Why did Descartes think that even the truths
of arithmetic and geometry are open to suspicion of possibly being false? 11.
Why did Descartes think that it would be even
more likely that I would always be deceived when performing calculations if
God does not exist than if God does exist? 12.
What would be wrong with admitting that the
existence of my own body, of the world around me, and of the truths of arithmetic
and geometry is highly probable? NOTES ON THE At the outset of Meditations I, Descartes complained
that so many false opinions had been spread about that it had become
necessary to rebuild the edifice of knowledge on new and more secure
foundations.
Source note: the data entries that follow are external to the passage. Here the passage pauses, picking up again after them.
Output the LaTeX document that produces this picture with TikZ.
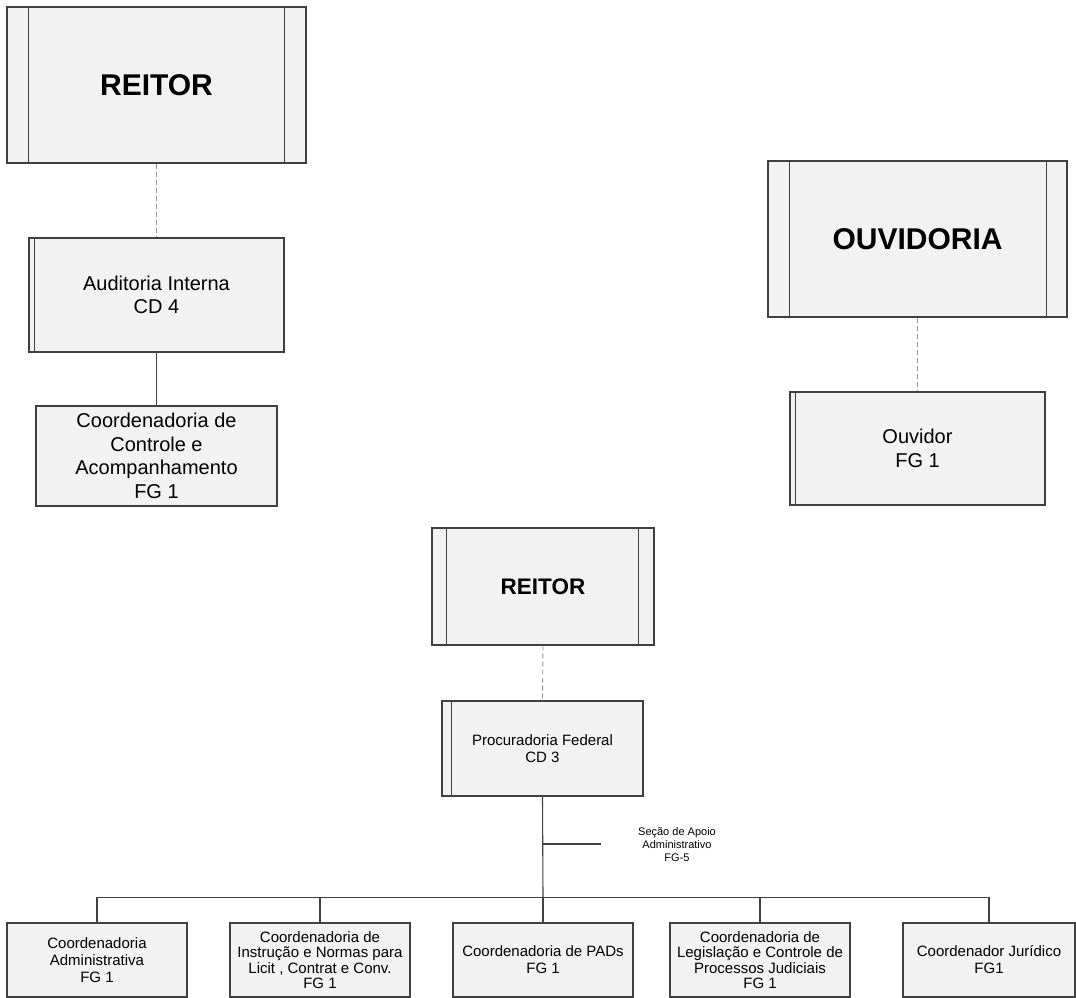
\documentclass[tikz,border=0pt]{standalone}
\usepackage{fontspec}
\setmainfont{Liberation Sans}
\definecolor{boxfill}{RGB}{242,242,242}
\definecolor{boxline}{RGB}{64,64,64}
\definecolor{dashline}{RGB}{150,150,150}
\begin{document}
\begin{tikzpicture}[x=1pt,y=-1pt,
  box/.style={draw=boxline, fill=boxfill, line width=1.1pt, rectangle, inner sep=0pt, align=center},
  innerline/.style={draw=boxline, line width=1.1pt},
  conn/.style={draw=boxline, line width=1.1pt},
  dconn/.style={draw=dashline, line width=0.9pt, dash pattern=on 5pt off 3pt},
  big/.style={font=\fontsize{30}{34}\selectfont\bfseries},
  mid/.style={font=\fontsize{22.5}{26}\selectfont\bfseries},
  txt/.style={font=\fontsize{20}{23.5}\selectfont},
  stxt/.style={font=\fontsize{15}{17}\selectfont},
  s4txt/.style={font=\fontsize{15}{15.5}\selectfont},
  tiny/.style={font=\fontsize{11}{13}\selectfont, align=center, inner sep=0pt}]
\useasboundingbox (0,0) rectangle (1076,998);

% Top-left REITOR
\node[box, big, minimum width=299pt, minimum height=156pt] (reitorA) at (156.5,85) {REITOR};
\draw[innerline] ([xshift=22pt]reitorA.north west) -- ([xshift=22pt]reitorA.south west);
\draw[innerline] ([xshift=-22pt]reitorA.north east) -- ([xshift=-22pt]reitorA.south east);

% Auditoria Interna
\node[box, txt, minimum width=255pt, minimum height=114pt] (audit) at (156.5,295) {Auditoria Interna\\CD 4};
\draw[innerline] ([xshift=6pt]audit.north west) -- ([xshift=6pt]audit.south west);

% Coordenadoria de Controle
\node[box, txt, minimum width=241pt, minimum height=100pt] (ccont) at (156.5,456) {Coordenadoria de\\Controle e\\Acompanhamento\\FG 1};

\draw[dconn] (reitorA.south) -- (audit.north);
\draw[conn] (audit.south) -- (ccont.north);

% OUVIDORIA
\node[box, big, minimum width=299pt, minimum height=156pt] (ouvid) at (917.5,239) {OUVIDORIA};
\draw[innerline] ([xshift=22pt]ouvid.north west) -- ([xshift=22pt]ouvid.south west);
\draw[innerline] ([xshift=-21pt]ouvid.north east) -- ([xshift=-21pt]ouvid.south east);

% Ouvidor
\node[box, txt, minimum width=255pt, minimum height=113pt] (ouvidor) at (917.5,448.5) {Ouvidor\\FG 1};
\draw[innerline] ([xshift=6pt]ouvidor.north west) -- ([xshift=6pt]ouvidor.south west);

\draw[dconn] (ouvid.south) -- (ouvidor.north);

% Middle REITOR
\node[box, mid, minimum width=222pt, minimum height=117pt] (reitorB) at (543,586.5) {REITOR};
\draw[innerline] ([xshift=15pt]reitorB.north west) -- ([xshift=15pt]reitorB.south west);
\draw[innerline] ([xshift=-16pt]reitorB.north east) -- ([xshift=-16pt]reitorB.south east);

% Procuradoria Federal
\node[box, stxt, minimum width=201pt, minimum height=95pt] (proc) at (542.5,748.5) {Procuradoria Federal\\CD 3};
\draw[innerline] ([xshift=10pt]proc.north west) -- ([xshift=10pt]proc.south west);

\draw[dconn] (reitorB.south) -- (proc.north);

% Secao de Apoio
\node[tiny] (secao) at (677,845) {Seção de Apoio\\Administrativo\\FG-5};
\coordinate (secJ) at (543,844);
\coordinate (secE) at (601,844);
\draw[conn] (secJ) -- (secE);

% Bottom boxes
\node[box, stxt, minimum width=180pt, minimum height=74pt] (cadm) at (97,960) {Coordenadoria\\Administrativa\\FG 1};
\node[box, s4txt, minimum width=180pt, minimum height=74pt] (cins) at (320,960) {Coordenadoria de\\Instrução e Normas para\\Licit , Contrat e Conv.\\FG 1};
\node[box, stxt, minimum width=180pt, minimum height=74pt] (cpad) at (543,960) {Coordenadoria de PADs\\FG 1};
\node[box, s4txt, minimum width=180pt, minimum height=74pt] (cleg) at (760,960) {Coordenadoria de\\Legislação e Controle de\\Processos Judiciais\\FG 1};
\node[box, stxt, minimum width=172pt, minimum height=74pt] (cjur) at (989,960) {Coordenador Jurídico\\FG1};

\coordinate (bus) at (543,898);
\draw[conn] (proc.south) -- (bus);
\draw[conn] (cadm.north) -- ++(0,-25) -| (cjur.north);
\draw[conn] (cins.north) -- ++(0,-25);
\draw[conn] (cpad.north) -- ++(0,-25);
\draw[conn] (cleg.north) -- ++(0,-25);
\end{tikzpicture}
\end{document}
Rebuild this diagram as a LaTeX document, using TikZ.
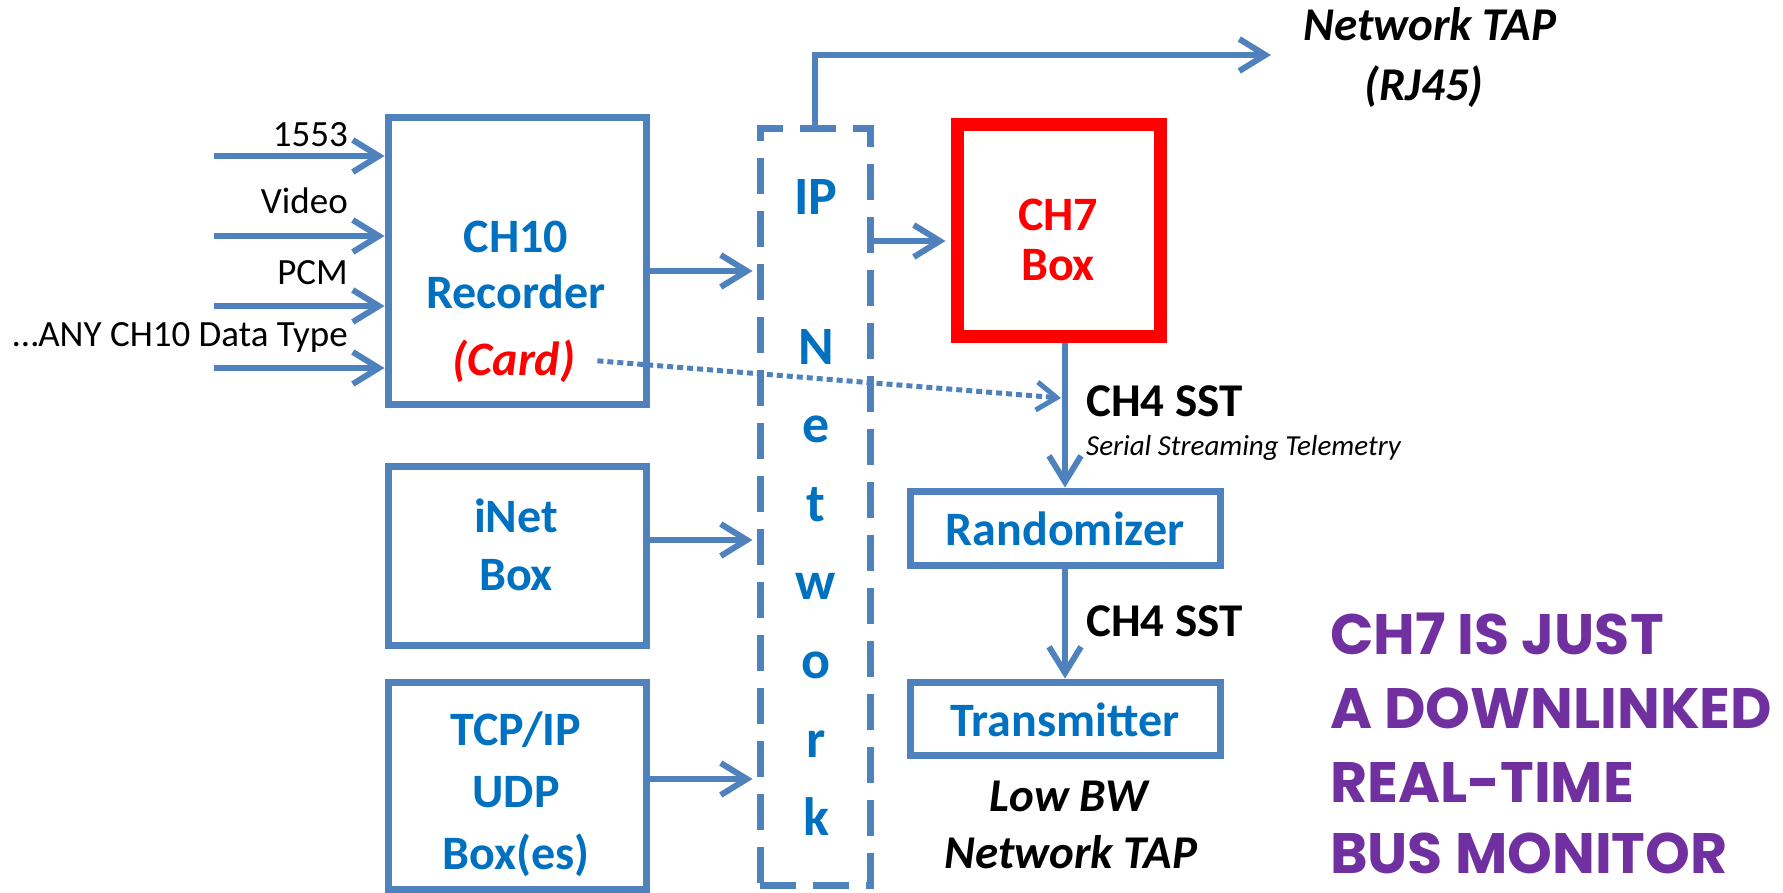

To find such new
foundations he proposed to question the principles on which established
beliefs are based, and not to accept anything unless the principles that
justify it are beyond doubt. Since
most of what we know is based on sense experience or reason, he first
considered the reliability of these two “principles.” The results that he came up with were
devastating. Meditations I offers two powerful
arguments for doubting anything we have learned from sensory experience and
anything we have discovered by reasoning.
These arguments are commonly referred to as the dreaming argument and
the deceiver argument. a. The dreaming argument. Prior to Descartes,
philosophers wishing to question the reliability of sensory experience had
commonly appealed to a set of arguments known as the sceptical “modes.” Sceptics would employ the “modes” to show
that one and the same object can appear differently to different animals, to
different human beings, to different sense organs, to the same sense organ
under different circumstances, and so on.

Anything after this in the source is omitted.